Enbridge’s 2.8-MMb/d Mainline system from Alberta to the U.S. Midwest has been running close to full, as have the other crude oil pipelines out of Western Canada. The Mainline is a unicorn among these pipes, however, in that none of its capacity — zilch — is under long-term contract. Instead, under Enbridge’s almost nine-year-old Competitive Tolling Settlement (CTS), shippers each month submit nominations stating the volumes of crude they would like to transport the following month on various elements of the Mainline system, then hope they get what they need when the available capacity is divvied up. In an effort to give producers and refiners the pipeline-capacity certainty they say they want — and to optimize the efficiency of the Mainline’s operation — Enbridge has been working with shippers on a CTS-replacement plan that would commit as much as 90% of the capacity on the pipeline system to shippers who enter into long-term contracts. Today, we continue this blog series with a look at how the prospective “priority access” capacity-allocation system is shaping up, how it might affect planned pipeline projects, and how it may facilitate the transport of a lot more crude from Alberta to the U.S. Gulf Coast.
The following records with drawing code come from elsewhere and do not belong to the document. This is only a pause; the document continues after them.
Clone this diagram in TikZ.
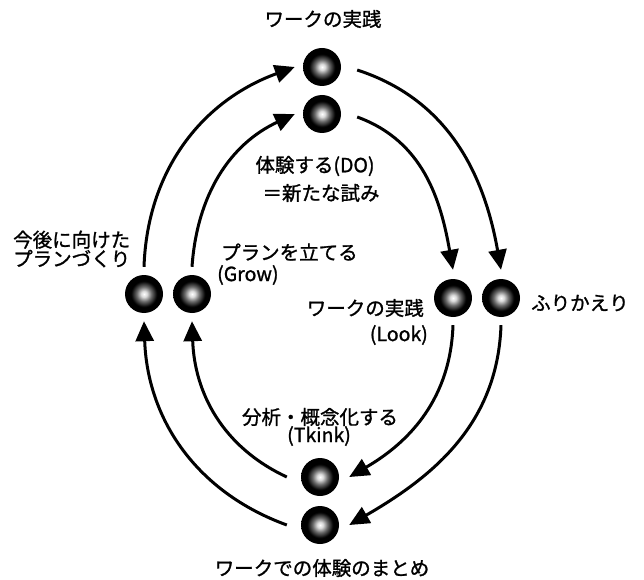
\documentclass[tikz,border=0pt]{standalone}
\usepackage{fontspec}
\setmainfont{Noto Sans CJK JP}[FakeBold=1.2]
\usetikzlibrary{arrows.meta}
\pgfdeclareradialshading{ballshade}{\pgfpoint{0bp}{0bp}}{color(0bp)=(white); color(4bp)=(white!85!black); color(10bp)=(black!60); color(17bp)=(black); color(50bp)=(black)}
\begin{document}
\begin{tikzpicture}[x=1pt,y=1pt,
  ball/.style={circle,minimum size=38pt,inner sep=0pt,shading=ballshade},
  cyc/.style={line width=3pt,-{Triangle[length=20pt,width=18pt]}},
  lbl/.style={font=\fontsize{19.5}{19}\selectfont,inner sep=0pt}]
\useasboundingbox (0,0) rectangle (644,579);
% balls
\node[ball] (t1) at (322,512) {};
\node[ball] (t2) at (322,465) {};
\node[ball] (r2) at (453,281) {};
\node[ball] (r1) at (501,281) {};
\node[ball] (b2) at (320,102) {};
\node[ball] (b1) at (320,54) {};
\node[ball] (l1) at (144,285) {};
\node[ball] (l2) at (192,285) {};
% connectors
\draw[cyc] ([yshift=8pt]l1.north) to[out=88,in=200] ([xshift=-8pt]t1.west);
\draw[cyc] ([yshift=8pt]l2.north) to[out=86,in=205] ([xshift=-8pt]t2.west);
\draw[cyc] ([xshift=16pt,yshift=-3pt]t1.east) to[out=-18,in=100] ([yshift=9pt]r1.north);
\draw[cyc] ([xshift=16pt,yshift=-3pt]t2.east) to[out=-20,in=100] ([yshift=9pt]r2.north);
\draw[cyc] ([yshift=-8pt]r2.south) to[out=-92,in=30] ([xshift=10pt]b2.east);
\draw[cyc] ([yshift=-8pt]r1.south) to[out=-92,in=30] ([xshift=10pt]b1.east);
\draw[cyc] ([xshift=-14pt]b2.west) to[out=155,in=-88] ([yshift=-8pt]l2.south);
\draw[cyc] ([xshift=-14pt]b1.west) to[out=160,in=-88] ([yshift=-8pt]l1.south);
% labels
\node[lbl] (ttop) at (323,560) {ワークの実践};
\node[lbl] (do1) at (315,413) {体験する(DO)};
\node[lbl] (do2) at (321,386) {＝新たな試み};
\node[lbl,anchor=west,align=left] (plan) at (13,330) {今後に向けた\\プランづくり};
\node[lbl,anchor=west] (grow1) at (221,327) {プランを立てる};
\node[lbl,anchor=west] (grow2) at (217,304) {(Grow)};
\node[lbl,anchor=east] (look1) at (424,271) {ワークの実践};
\node[lbl,anchor=east] (look2) at (428,244) {(Look)};
\node[lbl,anchor=west] (furi) at (531,276) {ふりかえり};
\node[lbl] (bun1) at (320,162) {分析・概念化する};
\node[lbl] (bun2) at (319,143) {(Tkink)};
\node[lbl] (matome) at (322,11) {ワークでの体験のまとめ};
\end{tikzpicture}
\end{document}
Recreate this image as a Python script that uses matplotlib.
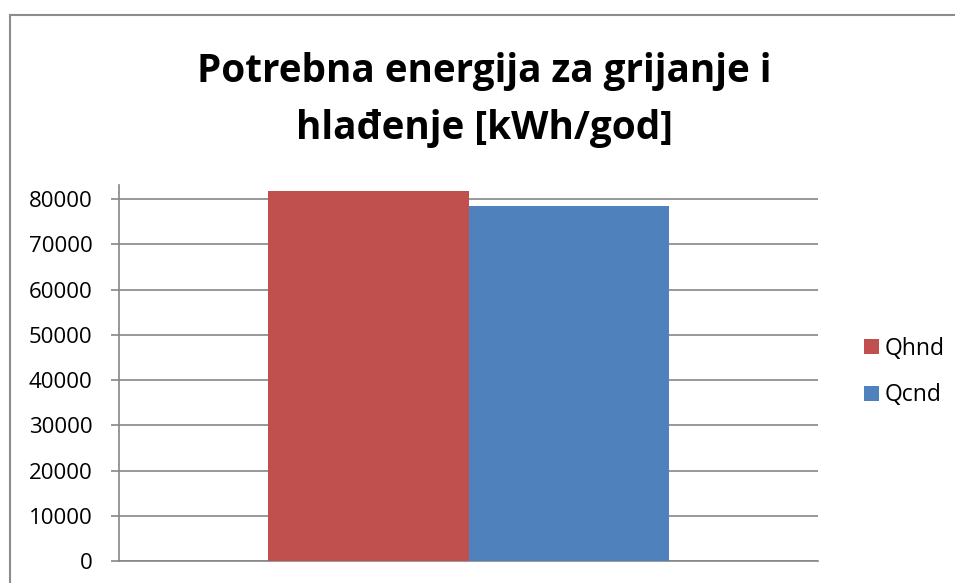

As we said in Part 1, it’s been an interesting few years for the Western Canadian crude oil market. Since 2010, Western Canadian Sedimentary Basin (WCSB) production has increased by two-thirds — from ~3 MMb/d to ~5 MMb/d — with virtually all of the incremental output available for export. Pipeline capacity from the WCSB to the U.S. has been rising too — from ~2.7 MMb/d nine years ago to ~4 MMb/d now, including about 2.8 MMb/d on the Enbridge Mainline (yellow capacity line in Figure 1) — but not quickly enough to keep up with production gains. (The medium-blue bars in the chart show average annual flows on the Mainline at the U.S.-Canada border from 2013 through 2017; the dark-blue bars show average quarterly flows in 2018.) Shortfalls in pipeline takeaway capacity led to super-wide price differentials between Western Canadian Select (WCS; the region’s benchmark price for heavy-sour blend) and West Texas Intermediate (WTI), which more than covered the cost of rail transport and spurred a big rebound in crude-by-rail (CBR) activity. In late November 2018, Alberta’s provincial government announced a plan to add thousands of tank cars to the regional fleet in 2019-20 to enable still more crude to be moved by rail. A few days later, in early December, the government stepped in again, mandating a nearly 9% crude-oil production cut (starting January 1, 2019). That move quickly shrank the WSC-WTI spread to the point that it brought into question whether CBR costs could still be justified; from what we’ve heard from traders and earnings calls, CBR volumes for at least a few companies fell in January. (In response to the much smaller spread, the Alberta government late last month pulled back on its mandated production cuts for February and March.) Amid these market gyrations, TransCanada and Canada’s federal government continue to face headwinds in their respective efforts to build the Keystone XL pipeline and the Trans Mountain Expansion (TMX) project — there are no firm dates for when that new takeaway capacity will come online.
What a roller-coaster. Add to this uncertainty the fact that none of the capacity on the Enbridge Mainline’s myriad pipeline segments — Lines 1, 2, 3, 4, 5, 6, 7, 10, 11, 14, 61, 62, 64, 65, 67 and 78 (did we forget any?) — is under long-term contract, so all of it is up for grabs each month. As WCSB production rose and takeaway pipelines filled up in the past few years, shippers — typically producers, refiners and/or marketers — have indicated they want the higher degree of confidence that long-term capacity contracts provide.